Protein-ligand structure prediction is an essential task in drug discovery, predicting the binding interactions between small molecules (ligands) and target proteins (receptors). Although conventional physics-based docking tools are widely utilized, their accuracy is compromised by limited conformational sampling and imprecise scoring functions. Recent advances have incorporated deep learning techniques to improve the accuracy of structure prediction. Nevertheless, the experimental validation of docking conformations remains costly, it raises concerns regarding the generalizability of these deep learning-based methods due to the limited training data. In this work, we show that by pre-training a geometry-aware SE(3)-Equivariant neural network on a large-scale docking conformation generated by traditional physics-based docking tools and then fine-tuning with a limited set of experimentally validated receptor-ligand complexes, we can achieve outstanding performance. This process involved the generation of 100 million docking conformations, consuming roughly 1 million CPU core days. The proposed model, HelixDock, aims to acquire the physical knowledge encapsulated by the physics-based docking tools during the pre-training phase. HelixDock has been benchmarked against both physics-based and deep learning-based baselines, showing that it outperforms its closest competitor by over 40% for RMSD. HelixDock also exhibits enhanced performance on a dataset that poses a greater challenge, thereby highlighting its robustness. Moreover, our investigation reveals the scaling laws governing pre-trained structure prediction models, indicating a consistent enhancement in performance with increases in model parameters and pre-training data. This study illuminates the strategic advantage of leveraging a vast and varied repository of generated data to advance the frontiers of AI-driven drug discovery.

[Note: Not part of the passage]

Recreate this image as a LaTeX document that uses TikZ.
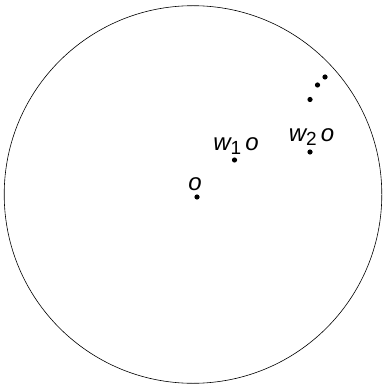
\documentclass[tikz,border=0pt]{standalone}
\usepackage{fontspec}
\setmainfont{Liberation Sans}
\begin{document}
\begin{tikzpicture}[x=1pt, y=-1pt,
    pt/.style={circle, fill=black, inner sep=0pt, minimum size=5.2pt},
    lbl/.style={font=\fontsize{24}{26}\selectfont\itshape, inner sep=0pt}
]
\useasboundingbox (0,0) rectangle (385,387);

% Ball
\draw[line width=0.6pt] (193,194.5) circle (188.8);

% Points
\node[pt] (o) at (197,197) {};
\node[pt] (w1) at (234.5,160) {};
\node[pt] (w2) at (310,152) {};
\node[pt] (d1) at (310,99.5) {};
\node[pt] (d2) at (317.5,85) {};
\node[pt] (d3) at (325,77) {};

% Labels
\node[lbl, anchor=base] (lo) at ([yshift=4pt,xshift=-2pt]o.north) {o};
\node[lbl, anchor=base] (lw1) at ([yshift=7pt,xshift=1.5pt]w1.north) {w\raisebox{-0.35ex}{\upshape\fontsize{19}{21}\selectfont 1}\,o};
\node[lbl, anchor=base] (lw2) at ([yshift=8pt,xshift=1.5pt]w2.north) {w\raisebox{-0.35ex}{\upshape\fontsize{19}{21}\selectfont 2}\,o};

\end{tikzpicture}
\end{document}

翻译：蛋白质-配体结构预测是药物发现中的核心任务，旨在预测小分子（配体）与靶标蛋白（受体）之间的结合相互作用。尽管传统基于物理学的对接工具被广泛使用，但其准确性受限于有限的构象采样和不精确的评分函数。近年来，深度学习技术的引入提升了结构预测的精度。然而，对接构象的实验验证成本高昂，这引发了对基于深度学习方法因训练数据有限而泛化能力的担忧。本研究表明，通过在传统物理学对接工具生成的大规模对接构象上预训练几何感知的SE(3)-等变神经网络，并随后利用有限数量的实验验证的受体-配体复合物进行微调，即可实现卓越性能。该过程生成了1亿个对接构象，消耗约100万CPU核日。所提出的HelixDock模型旨在预训练阶段获取物理学对接工具所蕴含的物理知识。与基于物理学和深度学习的基线模型相比，HelixDock在RMSD指标上以超过40%的优势超越最接近的竞品。在更具挑战性的数据集上，HelixDock同样展现了增强的性能，凸显其鲁棒性。此外，我们的研究揭示了预训练结构预测模型的规模定律，即模型参数和预训练数据的增加会持续提升性能。本工作阐明了利用大规模多样化生成数据推动AI驱动药物发现前沿的战略优势。